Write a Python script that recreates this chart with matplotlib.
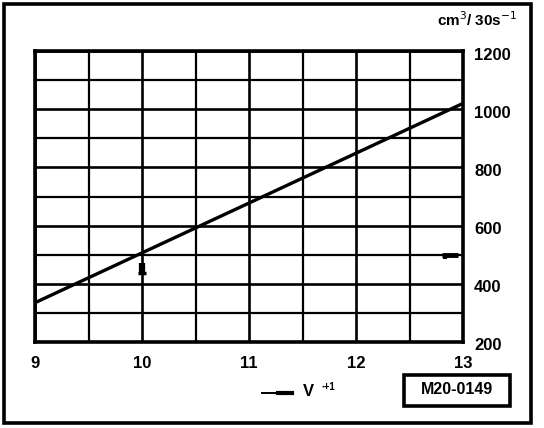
import matplotlib
matplotlib.use("Agg")
import matplotlib.pyplot as plt
from matplotlib.patches import Rectangle
from matplotlib.ticker import MultipleLocator
from matplotlib.transforms import ScaledTranslation

# Data
x_vals = [9, 13]
y_vals = [335, 1020]
x_ticks = [9, 10, 11, 12, 13]
y_ticks = [200, 400, 600, 800, 1000, 1200]
marker1 = (10, 472, 432)      # x, y_top, y_bottom
marker2 = (12.8, 12.95, 500)  # x_start, x_end, y
unit_label = "cm$^3$/ 30s$^{-1}$"
legend_label = "V"
legend_sup = "\u2219+1"
code_label = "M20-0149"

W, H = 544, 428
fig = plt.figure(figsize=(W / 100, H / 100), dpi=100)
plt.rcParams['font.family'] = ['Liberation Sans', 'DejaVu Sans']

# Outer border
fig.patches.append(Rectangle((3.5 / W, 5 / H), 527.5 / W, 419.5 / H, transform=fig.transFigure,
                             fill=False, lw=2.6, ec='black'))

L, R, T, B = 35, 463, 51, 342
ax = fig.add_axes([L / W, (H - B) / H, (R - L) / W, (B - T) / H])
ax.set_xlim(9, 13)
ax.set_ylim(200, 1200)

ax.xaxis.set_minor_locator(MultipleLocator(0.5))
ax.yaxis.set_minor_locator(MultipleLocator(100))
ax.set_xticks(x_ticks)
ax.set_yticks(y_ticks)
ax.set_xticklabels([str(v) for v in x_ticks], fontsize=12, fontweight='bold')
ax.set_yticklabels([str(v) for v in y_ticks], fontsize=12, fontweight='bold')
ax.yaxis.tick_right()
ax.tick_params(axis='both', which='both', length=0)
ax.tick_params(axis='x', pad=10)
ax.tick_params(axis='y', pad=8)
for lab in ax.get_yticklabels():
    lab.set_transform(lab.get_transform() + ScaledTranslation(0, -2.5 / 100, fig.dpi_scale_trans))

ax.grid(True, which='major', color='black', lw=1.9)
ax.grid(True, which='minor', color='black', lw=1.6)
ax.set_axisbelow(True)
for s in ax.spines.values():
    s.set_linewidth(2.6)

ax.plot(x_vals, y_vals, color='black', lw=2.4, solid_capstyle='butt', zorder=3)

# small markers
ax.plot([marker1[0], marker1[0]], [marker1[1], marker1[2]], color='black', lw=4.5,
        solid_capstyle='butt', zorder=3)
ax.plot([marker1[0] - 0.04, marker1[0] + 0.04], [marker1[2] + 4, marker1[2] + 4], color='black',
        lw=2.5, solid_capstyle='butt', zorder=3)
ax.plot([marker2[0], marker2[1]], [marker2[2], marker2[2]], color='black', lw=3.5,
        solid_capstyle='butt', zorder=3)
ax.plot([marker2[0] + 0.03, marker2[0] + 0.03], [marker2[2], marker2[2] - 14], color='black',
        lw=3, solid_capstyle='butt', zorder=3)

# unit label
fig.text(477 / W, 1 - 20 / H, unit_label, fontsize=11, fontweight='bold', ha='center', va='center')

# legend
fig.lines.append(plt.Line2D([262 / W, 281 / W], [1 - 393 / H, 1 - 393 / H], transform=fig.transFigure,
                            color='black', lw=1.4))
fig.lines.append(plt.Line2D([278 / W, 292 / W], [1 - 393 / H, 1 - 393 / H], transform=fig.transFigure,
                            color='black', lw=3))
fig.text(308 / W, 1 - 392 / H, legend_label, fontsize=12, fontweight='bold', ha='center', va='center')
fig.text(328 / W, 1 - 387 / H, legend_sup, fontsize=7, fontweight='bold', ha='center', va='center')

# code box
fig.patches.append(Rectangle((404 / W, 1 - 406 / H), 106 / W, 31 / H, transform=fig.transFigure,
                             fill=False, lw=2.6, ec='black'))
fig.text(457 / W, 1 - 390 / H, code_label, fontsize=11.5, fontweight='bold', ha='center', va='center')

fig.savefig("out.png", dpi=100)
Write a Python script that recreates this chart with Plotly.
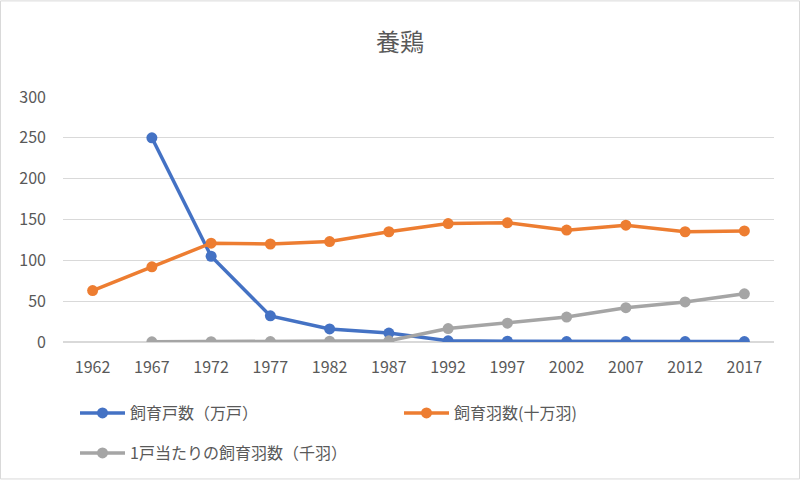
import plotly.graph_objects as go

years = ["1962", "1967", "1972", "1977", "1982", "1987", "1992", "1997", "2002", "2007", "2012", "2017"]
households = [None, 250, 105, 32, 16, 11, 1.5, 1, 0.5, 0.5, 0.5, 0.5]
birds = [63, 92, 121, 120, 123, 135, 145, 146, 137, 143, 135, 136]
per_household = [None, 0.2, 0.3, 0.5, 1.0, 1.5, 16.5, 23, 30.5, 42, 49, 59]

names = ["飼育戸数（万戸）", "飼育羽数(十万羽)", "1戸当たりの飼育羽数（千羽）"]
colors = ["#4472C4", "#ED7D31", "#A5A5A5"]
series = [households, birds, per_household]
legends = ["legend", "legend", "legend2"]

fig = go.Figure()
for n, c, s, lg in zip(names, colors, series, legends):
    fig.add_trace(go.Scatter(
        x=years, y=s, name=n, mode="lines+markers",
        line=dict(color=c, width=3.5),
        marker=dict(color=c, size=11),
        connectgaps=False, legend=lg,
    ))

font_family = "Noto Sans CJK JP, Noto Sans, sans-serif"
legend_common = dict(orientation="h", xanchor="left", yanchor="middle",
                     font=dict(size=16, color="#595959", family=font_family),
                     itemwidth=45, bgcolor="rgba(0,0,0,0)")
fig.update_layout(
    width=800, height=481,
    paper_bgcolor="white", plot_bgcolor="white",
    margin=dict(l=63, r=26, t=97, b=138),
    title=dict(text="養鶏", x=0.5, xanchor="center", y=0.912, yanchor="middle",
               font=dict(family=font_family, size=24, color="#595959")),
    font=dict(family=font_family, color="#595959", size=16),
    xaxis=dict(type="category", range=[-0.5, 11.5], showgrid=False, showline=False, ticks="",
               ticklabelstandoff=14, tickfont=dict(size=16, color="#595959")),
    yaxis=dict(range=[0, 300], dtick=50, showgrid=True, gridcolor="#D9D9D9",
               gridwidth=1, zeroline=True, zerolinecolor="#D9D9D9",
               showline=False, ticks="", ticklabelstandoff=16,
               tickfont=dict(size=16, color="#595959")),
    legend=dict(x=12/711, y=-70/246, entrywidth=264, entrywidthmode="pixels", **legend_common),
    legend2=dict(x=12/711, y=-110/246, **legend_common),
    showlegend=True,
)
fig.add_shape(type="rect", xref="paper", yref="paper",
              x0=-62.5/711, x1=1 + 25.5/711, y0=-137.5/246, y1=1 + 96.5/246,
              line=dict(color="#D9D9D9", width=1), fillcolor="rgba(0,0,0,0)")
fig.write_html("out.html", config={"displayModeBar": False},
               post_script="document.body.style.margin='0px';")
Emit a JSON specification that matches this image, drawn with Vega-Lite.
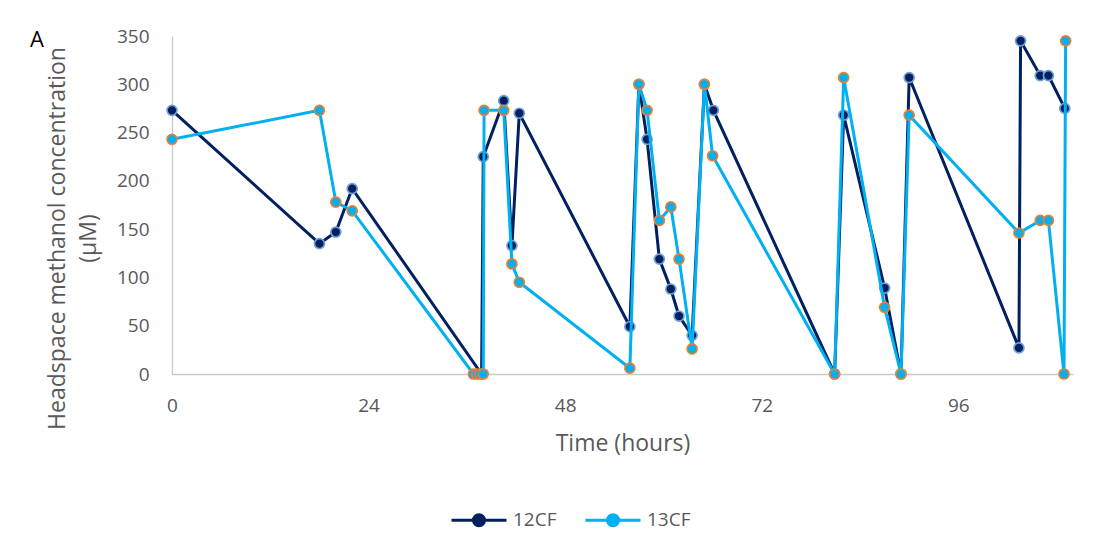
{
  "$schema": "https://vega.github.io/schema/vega-lite/v6.json",
  "width": 901,
  "height": 338,
  "autosize": {"type": "none"},
  "padding": {"left": 172, "top": 36, "right": 46, "bottom": 177},
  "background": "white",
  "config": {"view": {"stroke": null}, "font": "Open Sans"},
  "title": {"text": "A", "anchor": "start", "frame": "group", "dx": -142, "dy": 42, "offset": 0, "fontSize": 22, "fontWeight": "normal", "color": "#000000", "baseline": "alphabetic"},
  "data": {"values": [
    {"series": "12CF", "t": 0, "y": 273},
    {"series": "12CF", "t": 18.0, "y": 135},
    {"series": "12CF", "t": 20.0, "y": 147},
    {"series": "12CF", "t": 22.0, "y": 192},
    {"series": "12CF", "t": 37.8, "y": 0},
    {"series": "12CF", "t": 38.0, "y": 225},
    {"series": "12CF", "t": 40.5, "y": 283},
    {"series": "12CF", "t": 41.5, "y": 133},
    {"series": "12CF", "t": 42.4, "y": 270},
    {"series": "12CF", "t": 55.9, "y": 49},
    {"series": "12CF", "t": 57.0, "y": 300},
    {"series": "12CF", "t": 58.0, "y": 243},
    {"series": "12CF", "t": 59.5, "y": 119},
    {"series": "12CF", "t": 60.9, "y": 88},
    {"series": "12CF", "t": 61.9, "y": 60},
    {"series": "12CF", "t": 63.5, "y": 40},
    {"series": "12CF", "t": 65.0, "y": 300},
    {"series": "12CF", "t": 66.1, "y": 273},
    {"series": "12CF", "t": 80.9, "y": 0},
    {"series": "12CF", "t": 82.0, "y": 268},
    {"series": "12CF", "t": 87.0, "y": 89},
    {"series": "12CF", "t": 89.0, "y": 0},
    {"series": "12CF", "t": 90.0, "y": 307},
    {"series": "12CF", "t": 103.4, "y": 27},
    {"series": "12CF", "t": 103.6, "y": 345},
    {"series": "12CF", "t": 106.0, "y": 309},
    {"series": "12CF", "t": 107.0, "y": 309},
    {"series": "12CF", "t": 109.0, "y": 275},
    {"series": "13CF", "t": 0, "y": 243},
    {"series": "13CF", "t": 18.0, "y": 273},
    {"series": "13CF", "t": 20.0, "y": 178},
    {"series": "13CF", "t": 22.0, "y": 169},
    {"series": "13CF", "t": 36.8, "y": 0},
    {"series": "13CF", "t": 37.2, "y": 0},
    {"series": "13CF", "t": 37.6, "y": 0},
    {"series": "13CF", "t": 38.0, "y": 0},
    {"series": "13CF", "t": 38.1, "y": 273},
    {"series": "13CF", "t": 40.5, "y": 273},
    {"series": "13CF", "t": 41.5, "y": 114},
    {"series": "13CF", "t": 42.4, "y": 95},
    {"series": "13CF", "t": 55.9, "y": 6},
    {"series": "13CF", "t": 57.0, "y": 300},
    {"series": "13CF", "t": 58.0, "y": 273},
    {"series": "13CF", "t": 59.5, "y": 159},
    {"series": "13CF", "t": 60.9, "y": 173},
    {"series": "13CF", "t": 61.9, "y": 119},
    {"series": "13CF", "t": 63.5, "y": 26},
    {"series": "13CF", "t": 65.0, "y": 300},
    {"series": "13CF", "t": 66.0, "y": 226},
    {"series": "13CF", "t": 80.9, "y": 0},
    {"series": "13CF", "t": 82.0, "y": 307},
    {"series": "13CF", "t": 87.0, "y": 69},
    {"series": "13CF", "t": 89.0, "y": 0},
    {"series": "13CF", "t": 90.0, "y": 268},
    {"series": "13CF", "t": 103.4, "y": 146},
    {"series": "13CF", "t": 106.0, "y": 159},
    {"series": "13CF", "t": 107.0, "y": 159},
    {"series": "13CF", "t": 108.9, "y": 0},
    {"series": "13CF", "t": 109.1, "y": 345}
  ]},
  "encoding": {
    "x": {"field": "t", "type": "quantitative", "scale": {"domain": [0, 110], "nice": false, "zero": false},
      "axis": {"values": [0, 24, 48, 72, 96], "grid": false, "ticks": false, "tickSize": 0, "domainColor": "#c9c9c9", "domainWidth": 1.3,
        "labelFontSize": 19, "labelColor": "#595959", "labelPadding": 22, "labelFlush": false,
        "title": "Time (hours)", "titleFontSize": 23, "titleColor": "#595959", "titleFontWeight": "normal", "titleBaseline": "alphabetic", "titleY": 76}},
    "y": {"field": "y", "type": "quantitative", "scale": {"domain": [0, 350], "nice": false},
      "axis": {"values": [0, 50, 100, 150, 200, 250, 300, 350], "grid": false, "ticks": false, "tickSize": 0, "domainColor": "#c9c9c9", "domainWidth": 1.3,
        "labelFontSize": 19, "labelColor": "#595959", "labelPadding": 23, "labelFlush": false,
        "title": ["Headspace methanol concentration", "(µM)"], "titleFontSize": 23, "titleColor": "#595959", "titleFontWeight": "normal",
        "titleLineHeight": 31, "titleX": -103, "titleY": 202, "titleBaseline": "bottom", "titleAlign": "center", "titleAngle": 270}},
    "color": {"field": "series", "type": "nominal", "scale": {"domain": ["12CF", "13CF"], "range": ["#002060", "#00B0F0"]},
      "legend": {"title": null, "orient": "none", "legendX": 278, "legendY": 455, "direction": "horizontal",
        "symbolType": "M-1,0L1,0M0.2,0A0.2,0.2,0,1,1,-0.2,0A0.2,0.2,0,1,1,0.2,0Z",
        "symbolSize": 3025, "symbolStrokeWidth": 3, "labelFontSize": 19, "labelColor": "#595959", "labelOffset": 5, "columnPadding": 22,
        "encode": {"symbols": {"update": {"fill": {"scale": "color", "field": "value"}, "stroke": {"scale": "color", "field": "value"}, "strokeWidth": {"value": 3}, "opacity": {"value": 1}, "size": {"value": 3025}}}}}}
  },
  "layer": [
    {"transform": [{"filter": "datum.series === '12CF'"}], "mark": {"type": "line", "strokeWidth": 3}},
    {"transform": [{"filter": "datum.series === '12CF'"}], "mark": {"type": "point", "shape": "circle", "filled": true, "size": 100, "strokeWidth": 1.7, "stroke": "#6FA0D8", "opacity": 1}},
    {"transform": [{"filter": "datum.series === '13CF'"}], "mark": {"type": "line", "strokeWidth": 3}},
    {"transform": [{"filter": "datum.series === '13CF'"}], "mark": {"type": "point", "shape": "circle", "filled": true, "size": 100, "strokeWidth": 1.7, "stroke": "#ED7D31", "opacity": 1}}
  ]
}
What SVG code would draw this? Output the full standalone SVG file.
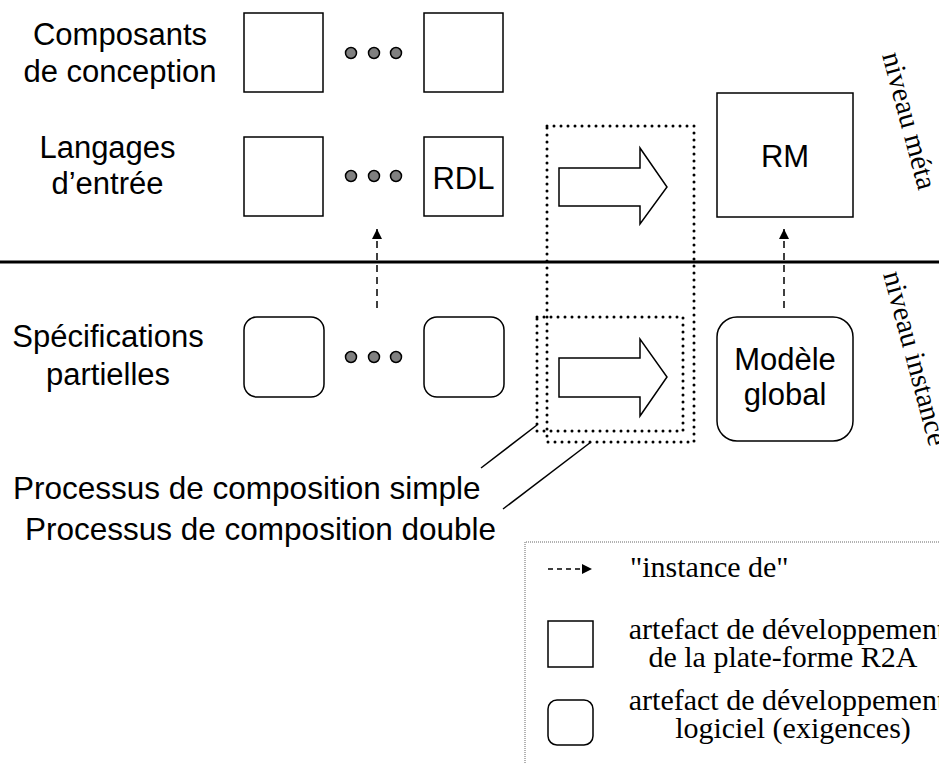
<svg xmlns="http://www.w3.org/2000/svg" width="939" height="763" viewBox="0 0 939 763">
<style>
.box{fill:#fff;stroke:#000;stroke-width:1.5}
.dot{fill:#808080;stroke:#000;stroke-width:1.5}
.lbl{font-family:"Liberation Sans",Arial,sans-serif;font-size:31px;fill:#000}
.ser{font-family:"Liberation Serif","Times New Roman",serif;font-size:29px;fill:#000}
.dash{fill:none;stroke:#000;stroke-width:1.5;stroke-dasharray:7 5}
.dotted{fill:none;stroke:#000;stroke-width:3;stroke-dasharray:0 7;stroke-linecap:round}
.blk{fill:#fff;stroke:#000;stroke-width:1.5;stroke-linejoin:miter}
</style>
<defs>
<marker id="ah" viewBox="0 0 10 10" refX="10" refY="5" markerWidth="10" markerHeight="10" markerUnits="userSpaceOnUse" orient="auto">
<path d="M0,0 L10,5 L0,10 Z" fill="#000"/>
</marker>
</defs>
<rect width="939" height="763" fill="#fff"/>

<g id="labels">
<text class="lbl" x="120" y="45" text-anchor="middle">Composants</text>
<text class="lbl" x="120" y="82" text-anchor="middle">de conception</text>
<text class="lbl" x="107.5" y="158" text-anchor="middle">Langages</text>
<text class="lbl" x="107.5" y="194" text-anchor="middle">d’entrée</text>
<text class="lbl" x="108" y="347" text-anchor="middle">Spécifications</text>
<text class="lbl" x="108" y="385" text-anchor="middle">partielles</text>
<text class="lbl" x="13" y="499" style="font-size:31.5px">Processus de composition simple</text>
<text class="lbl" x="25" y="540" style="font-size:31.5px">Processus de composition double</text>
<text class="ser" transform="translate(882,55) rotate(75)">niveau méta</text>
<text class="ser" transform="translate(883,274) rotate(75)">niveau instance</text>
</g>

<line x1="0" y1="262" x2="939" y2="262" stroke="#000" stroke-width="3"/>

<g id="comp1"><rect class="box" x="244" y="13" width="79" height="79"/></g>
<g id="comp-dots"><circle class="dot" cx="351" cy="53" r="5.5"/><circle class="dot" cx="374" cy="53" r="5.5"/><circle class="dot" cx="396" cy="53" r="5.5"/></g>
<g id="comp2"><rect class="box" x="424" y="13" width="79" height="79"/></g>

<g id="lang1"><rect class="box" x="244" y="137" width="79" height="79"/></g>
<g id="lang-dots"><circle class="dot" cx="351" cy="176" r="5.5"/><circle class="dot" cx="374" cy="176" r="5.5"/><circle class="dot" cx="396" cy="176" r="5.5"/></g>
<g id="rdl"><rect class="box" x="424" y="137" width="79" height="79"/><text class="lbl" x="463.5" y="189" text-anchor="middle">RDL</text></g>

<g id="rm"><rect class="box" x="717" y="93" width="136" height="124"/><text class="lbl" x="785" y="167" text-anchor="middle">RM</text></g>

<g id="spec1"><rect class="box" x="244" y="317" width="80" height="80" rx="13"/></g>
<g id="spec-dots"><circle class="dot" cx="351" cy="357" r="5.5"/><circle class="dot" cx="374" cy="357" r="5.5"/><circle class="dot" cx="396" cy="357" r="5.5"/></g>
<g id="spec2"><rect class="box" x="424" y="317" width="80" height="80" rx="13"/></g>

<g id="global"><rect class="box" x="717" y="317" width="136" height="124" rx="20"/><text class="lbl" x="785" y="370" text-anchor="middle">Modèle</text><text class="lbl" x="785" y="405" text-anchor="middle">global</text></g>

<g id="proc-double">
<rect class="dotted" x="547" y="126" width="147" height="316"/>
<path class="blk" d="M559,168 L640,168 L640,148 L667,187 L640,224 L640,206 L559,206 Z"/>
</g>
<g id="proc-simple">
<rect class="dotted" x="537" y="317" width="146" height="114"/>
<path class="blk" d="M559,358 L640,358 L640,339 L667,377 L640,416 L640,397 L559,397 Z"/>
</g>

<g id="connectors">
<line class="dash" x1="377" y1="308" x2="377" y2="229" marker-end="url(#ah)"/>
<line class="dash" x1="784" y1="308" x2="784" y2="229" marker-end="url(#ah)"/>
<line x1="481" y1="468" x2="537" y2="425" stroke="#000" stroke-width="1.5"/>
<line x1="503" y1="509" x2="591" y2="442" stroke="#000" stroke-width="1.5"/>
</g>

<g id="legend">
<path d="M525,763 L525,542 L939,542" fill="none" stroke="#666" stroke-width="1" stroke-dasharray="1 1"/>
<line x1="548" y1="569" x2="592" y2="569" stroke="#000" stroke-width="1.5" stroke-dasharray="5 4" marker-end="url(#ah)"/>
<text class="ser" x="630" y="577" style="font-size:30px">"instance de"</text>
<rect class="box" x="548" y="621" width="45" height="46"/>
<text class="ser" x="787" y="639" text-anchor="middle" style="font-size:30px">artefact de développement</text>
<text class="ser" x="783" y="667" text-anchor="middle" style="font-size:30px">de la plate-forme R2A</text>
<rect class="box" x="548" y="700" width="45" height="45" rx="9"/>
<text class="ser" x="787" y="710" text-anchor="middle" style="font-size:30px">artefact de développement</text>
<text class="ser" x="793" y="738" text-anchor="middle" style="font-size:30px">logiciel (exigences)</text>
</g>
</svg>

* _Directions_
Write down every line from the opening of the listing to the line with "from matplotlib.transforms import", both included, and nothing else; the pictures are omitted.

* _Written answer_
Write a Python script that recreates this chart with matplotlib.
import matplotlib
matplotlib.use("Agg")
import matplotlib.pyplot as plt
from matplotlib.patches import Rectangle
from matplotlib.ticker import MultipleLocator
from matplotlib.transforms import ScaledTranslation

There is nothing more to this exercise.